Superscalar Execution

Issue multiple instructions per cycle using multiple parallel execution units.

In-order superscalar: issue $w$ consecutive instructions per cycle if no hazards. Simple; limited by dependences.

Out-of-order (OOO) execution: issue instructions out of program order when operands are ready, regardless of earlier stalled instructions.

OOO pipeline stages:

IF -> ID -> Rename -> Issue/Dispatch -> Execute -> Complete -> Retire

Register renaming: map architectural registers to physical registers to eliminate WAW and WAR hazards. Only true RAW hazards remain.

Reservation stations (Tomasulo’s algorithm): each functional unit has a queue of waiting instructions. An instruction issues when all its source operands are available.

Reorder buffer (ROB): instructions are committed (retired) in-order, even though they execute out-of-order. Ensures precise exceptions and correct program behavior.

Speculative execution: execute instructions after a predicted branch before the branch outcome is known. Flush on misprediction.

Branch Prediction

A mispredicted branch flushes 10-20+ pipeline stages, losing many cycles. Branch prediction accuracy is critical.

1-bit predictor: remember the last outcome; predict the same.

2-bit saturating counter: state machine with 4 states (strongly taken, weakly taken, weakly not-taken, strongly not-taken). More stable for loops.
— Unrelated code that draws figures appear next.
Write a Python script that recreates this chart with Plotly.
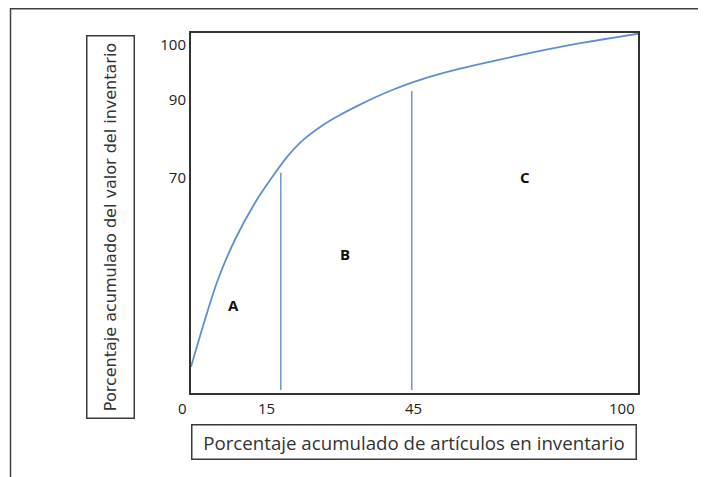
import plotly.graph_objects as go

# Curve: cumulative % of inventory value vs cumulative % of items (schematic positions)
curve_x = [0, 3.1, 6.0, 9.8, 14.3, 18.8, 21.5, 25.1, 28.9, 32.7, 37.8, 41.5, 45.3, 49.4, 52.8, 60.2, 67.6, 76.5, 87.7, 100]
curve_y = [7.3, 20.3, 31.4, 42.5, 52.8, 61.1, 65.6, 70.3, 73.9, 76.8, 80.1, 82.3, 84.3, 86.2, 87.6, 90.1, 92.2, 94.6, 97.3, 99.8]

# Class boundaries (vertical lines)
bound_x = [20.1, 49.4]
bound_top = [61.2, 83.9]
bound_bottom = [0.8, 0.8]

# Class labels
class_names = ["A", "B", "C"]
class_x = [9.6, 34.5, 74.7]
class_y = [24.4, 38.6, 60.0]

# Axis tick labels (schematic positions)
ytick_pos = [96.7, 81.4, 59.7]
ytick_text = ["100", "90", "70"]
xtick_pos = [-1.8, 17.0, 49.7, 96.4]
xtick_text = ["0", "15", "45", "100"]

x_title = "Porcentaje acumulado de artículos en inventario"
y_title = "Porcentaje acumulado del valor del inventario"

# page offset of 8px (browser body margin) is compensated here
OFF = 8
W, H = 706 - OFF, 477 - OFF
L, R, T, B = 191 - OFF, 68, 33 - OFF, 84
PW, PH = W - L - R, H - T - B

def px_x(px):  # page pixel -> paper x
    return (px - 191) / PW

def px_y(py):  # page pixel -> paper y
    return (393 - py) / PH

blue = "#5F90CE"
line_blue = "#4A7CC0"

fig = go.Figure()
fig.add_trace(go.Scatter(x=curve_x, y=curve_y, mode="lines",
                         line=dict(color=blue, width=1.8, shape="spline", smoothing=0.8),
                         hoverinfo="skip", showlegend=False))
for bx, bt, bb in zip(bound_x, bound_top, bound_bottom):
    fig.add_trace(go.Scatter(x=[bx, bx], y=[bb, bt], mode="lines",
                             line=dict(color=line_blue, width=1.2),
                             hoverinfo="skip", showlegend=False))

annotations = []
for n, cx, cy in zip(class_names, class_x, class_y):
    annotations.append(dict(x=cx, y=cy, xref="x", yref="y", text=f"<b>{n}</b>",
                            xanchor="center", yanchor="middle",
                            showarrow=False, font=dict(family="Open Sans", size=15, color="#111111")))
for tx, tt in zip(xtick_pos, xtick_text):
    annotations.append(dict(x=tx / 100.0, y=px_y(408), xref="paper", yref="paper", text=tt,
                            xanchor="center", yanchor="middle",
                            showarrow=False, font=dict(family="Open Sans", size=15, color="#222222")))
# axis title boxes
annotations.append(dict(x=px_x(414), y=px_y(441.5), xref="paper", yref="paper", text=x_title,
                        xanchor="center", yanchor="middle",
                        showarrow=False, width=443, height=33, borderpad=0,
                        bordercolor="#3a3a3a", borderwidth=1.5,
                        font=dict(family="Open Sans", size=18.7, color="#333333")))
annotations.append(dict(x=px_x(110), y=px_y(227), xref="paper", yref="paper", text=y_title,
                        xanchor="center", yanchor="middle",
                        showarrow=False, width=381, height=46, borderpad=0, textangle=-90,
                        bordercolor="#3a3a3a", borderwidth=1.5,
                        font=dict(family="DejaVu Sans", size=16, color="#333333")))

shapes = [
    dict(type="line", xref="paper", yref="paper", x0=px_x(10), x1=px_x(720), y0=px_y(8.8), y1=px_y(8.8),
         line=dict(color="#404040", width=1.5)),
    dict(type="line", xref="paper", yref="paper", x0=px_x(10.5), x1=px_x(10.5), y0=px_y(8), y1=px_y(490),
         line=dict(color="#404040", width=1.5)),
]

fig.update_layout(
    width=W, height=H,
    margin=dict(l=L, r=R, t=T, b=B),
    paper_bgcolor="white", plot_bgcolor="white",
    annotations=annotations, shapes=shapes,
    showlegend=False,
    xaxis=dict(range=[0, 100], showgrid=False, zeroline=False, showticklabels=False,
               showline=True, mirror=True, linecolor="#333333", linewidth=2, fixedrange=True),
    yaxis=dict(range=[0, 100], showgrid=False, zeroline=False,
               tickmode="array", tickvals=ytick_pos, ticktext=ytick_text, ticks="",
               tickfont=dict(family="Open Sans", size=15, color="#222222"),
               showline=True, mirror=True, linecolor="#333333", linewidth=2, fixedrange=True),
)

fig.write_html("out.html")
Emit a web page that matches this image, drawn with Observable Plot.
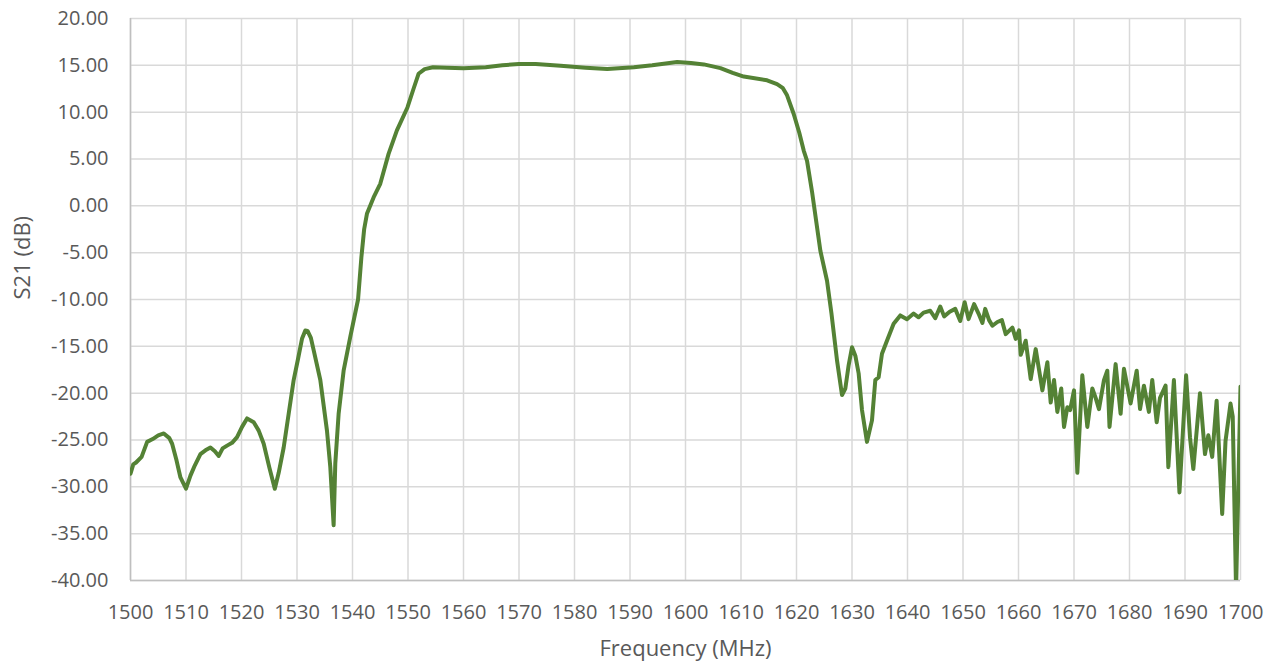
<!DOCTYPE html>
<html>
<head>
<meta charset="utf-8">
<script src="https://cdn.jsdelivr.net/npm/d3@7"></script>
<script src="https://cdn.jsdelivr.net/npm/@observablehq/plot@0.6"></script>
<style>
  html, body { margin: 0; padding: 0; background: #fff; }
  #chart { width: 1278px; height: 666px; }
</style>
</head>
<body>
<div id="chart"></div>
<script>
const freq = [1500,1500.5,1501,1502,1503,1504,1505,1506,1507,1507.5,1508.3,1509,1510,1510.8,1511.6,1512.6,1513.5,1514.4,1515.2,1515.9,1516.6,1517.4,1518.3,1519.2,1520.1,1521,1522.2,1523.1,1524,1525,1526,1526.7,1527.6,1528.5,1529.4,1530.2,1530.9,1531.5,1531.9,1532.5,1533,1534.2,1535.4,1536,1536.6,1536.9,1537.5,1538.4,1539.6,1541,1541.6,1542.1,1542.6,1543.8,1545,1546.5,1548,1549.9,1551,1551.9,1553,1554.5,1557,1560,1564,1567,1570,1573,1577.5,1582,1585.9,1590.7,1594,1598.5,1601,1603.3,1606.3,1608.5,1610.5,1614.7,1616.5,1617.5,1618.3,1619.5,1620.5,1621.3,1621.9,1622.8,1624.3,1625.5,1626.3,1627.3,1628.2,1628.8,1629.4,1630,1630.6,1631.2,1631.8,1632.7,1633.6,1634.2,1634.8,1635.4,1636.3,1637.5,1638.7,1639.9,1641.1,1642,1642.9,1644.1,1645,1645.9,1646.6,1647.6,1648.6,1649.5,1650.3,1651,1652,1652.8,1653.5,1654,1654.7,1655.3,1656.2,1657,1657.7,1658.9,1659.5,1660.1,1660.4,1661.3,1662.2,1663.1,1664.3,1665.2,1665.8,1666.4,1667,1667.7,1668.2,1668.8,1669.3,1670,1670.6,1671.5,1672.4,1673.3,1673.9,1674.5,1675.4,1676,1676.4,1677.5,1678.4,1679,1680.2,1681.3,1681.9,1682.6,1683.5,1684.1,1684.9,1685.5,1686.5,1687,1688,1689,1690.2,1690.9,1691.5,1692.7,1693.6,1694.2,1694.9,1695.7,1696.7,1697.3,1698.2,1698.6,1699.2,1700];
const s21 = [-28.6,-27.6,-27.4,-26.8,-25.2,-24.9,-24.5,-24.3,-24.8,-25.4,-27.2,-29.0,-30.2,-28.8,-27.7,-26.5,-26.1,-25.8,-26.2,-26.7,-25.9,-25.6,-25.3,-24.7,-23.6,-22.7,-23.1,-24.0,-25.4,-27.9,-30.2,-28.5,-25.8,-22.2,-18.6,-16.3,-14.2,-13.3,-13.35,-14.1,-15.4,-18.6,-24.0,-27.9,-34.1,-27.5,-22.2,-17.6,-14.0,-10.0,-5.5,-2.5,-0.85,0.9,2.35,5.55,8.05,10.5,12.5,14.1,14.6,14.8,14.75,14.7,14.8,15.0,15.15,15.15,14.95,14.75,14.6,14.8,15.0,15.35,15.25,15.1,14.7,14.2,13.8,13.4,13.0,12.6,11.8,9.8,7.8,5.9,4.8,1.5,-4.8,-8.0,-11.5,-16.5,-20.2,-19.5,-17.0,-15.1,-16.0,-17.9,-21.8,-25.2,-22.9,-18.6,-18.3,-15.8,-14.4,-12.6,-11.7,-12.1,-11.5,-11.9,-11.4,-11.2,-12.0,-10.75,-11.8,-11.3,-11.0,-12.3,-10.3,-12.1,-10.5,-11.5,-12.5,-11.0,-12.2,-12.8,-12.4,-12.2,-13.7,-13.0,-14.2,-13.3,-15.9,-14.4,-18.5,-15.3,-19.7,-16.7,-21.0,-18.6,-22.0,-19.5,-23.6,-21.5,-21.8,-19.7,-28.5,-18.1,-23.6,-19.5,-20.5,-21.7,-18.6,-17.6,-23.6,-16.9,-22.2,-17.4,-21.1,-17.6,-21.7,-19.2,-22.0,-18.6,-23.1,-20.5,-19.2,-27.9,-18.6,-30.6,-18.1,-24.7,-28.1,-20.0,-26.5,-24.5,-26.8,-20.8,-32.9,-25.1,-21.1,-22.5,-41.0,-19.3];

const xTicks = d3.range(1500, 1701, 10);
const yTicks = d3.range(-40, 21, 5);
const xTitle = "Frequency (MHz)";
const yTitle = "S21 (dB)";

const data = freq.map((f, i) => ({f, v: s21[i]}));
const font = "'Open Sans', 'Liberation Sans', sans-serif";
const textColor = "#595959";

const chart = Plot.plot({
  width: 1278,
  height: 666,
  marginLeft: 130,
  marginRight: 38,
  marginTop: 18,
  marginBottom: 86,
  style: {fontFamily: font, background: "#fff"},
  x: {domain: [1500, 1700]},
  y: {domain: [-40, 20]},
  marks: [
    Plot.gridX(xTicks, {stroke: "#d9d9d9", strokeOpacity: 1, strokeWidth: 1.5}),
    Plot.gridY(yTicks, {stroke: "#d9d9d9", strokeOpacity: 1, strokeWidth: 1.5}),
    Plot.ruleX([1500], {stroke: "#bfbfbf", strokeWidth: 1.5}),
    Plot.ruleY([-40], {stroke: "#bfbfbf", strokeWidth: 1.5}),
    Plot.axisX(xTicks, {tickSize: 0, tickPadding: 24, fontSize: 20, fill: textColor, label: null, tickFormat: d => String(d)}),
    Plot.axisY(yTicks, {tickSize: 0, tickPadding: 22, fontSize: 20, fill: textColor, label: null, tickFormat: d => d.toFixed(2)}),
    Plot.line(data, {x: "f", y: "v", stroke: "#548235", strokeWidth: 4, strokeLinejoin: "round", strokeLinecap: "round", clip: true}),
    Plot.text([xTitle], {frameAnchor: "bottom", dy: 75, fontSize: 22, fill: textColor}),
    Plot.text([yTitle], {frameAnchor: "left", dx: -108, rotate: -90, fontSize: 22, fill: textColor})
  ]
});
document.getElementById("chart").appendChild(chart);
</script>
</body>
</html>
Two-level adaptive predictor (local history): index the predictor with a shift register of the last $k$ branch outcomes. Learns periodic patterns.

TAGE (TAgged GEometric history length predictor): uses multiple tables indexed with different history lengths; the table with the longest matching history wins. State-of-the-art accuracy (>99.5%).

Execution Units

Modern CPUs have multiple parallel execution units:

Integer ALU (multiple): add, subtract, compare.
Multiplication unit: integer multiply, multiply-accumulate.
Floating-point unit (FPU): FP arithmetic.
Load/Store units: memory reads and writes.
Branch unit: evaluates branch conditions.
SIMD unit: vector operations (AVX, NEON).

Apple M3 (2023): 16-wide decode, 6 integer ALUs, 4 FP/SIMD units, 4 load/store units. Exceptional IPC.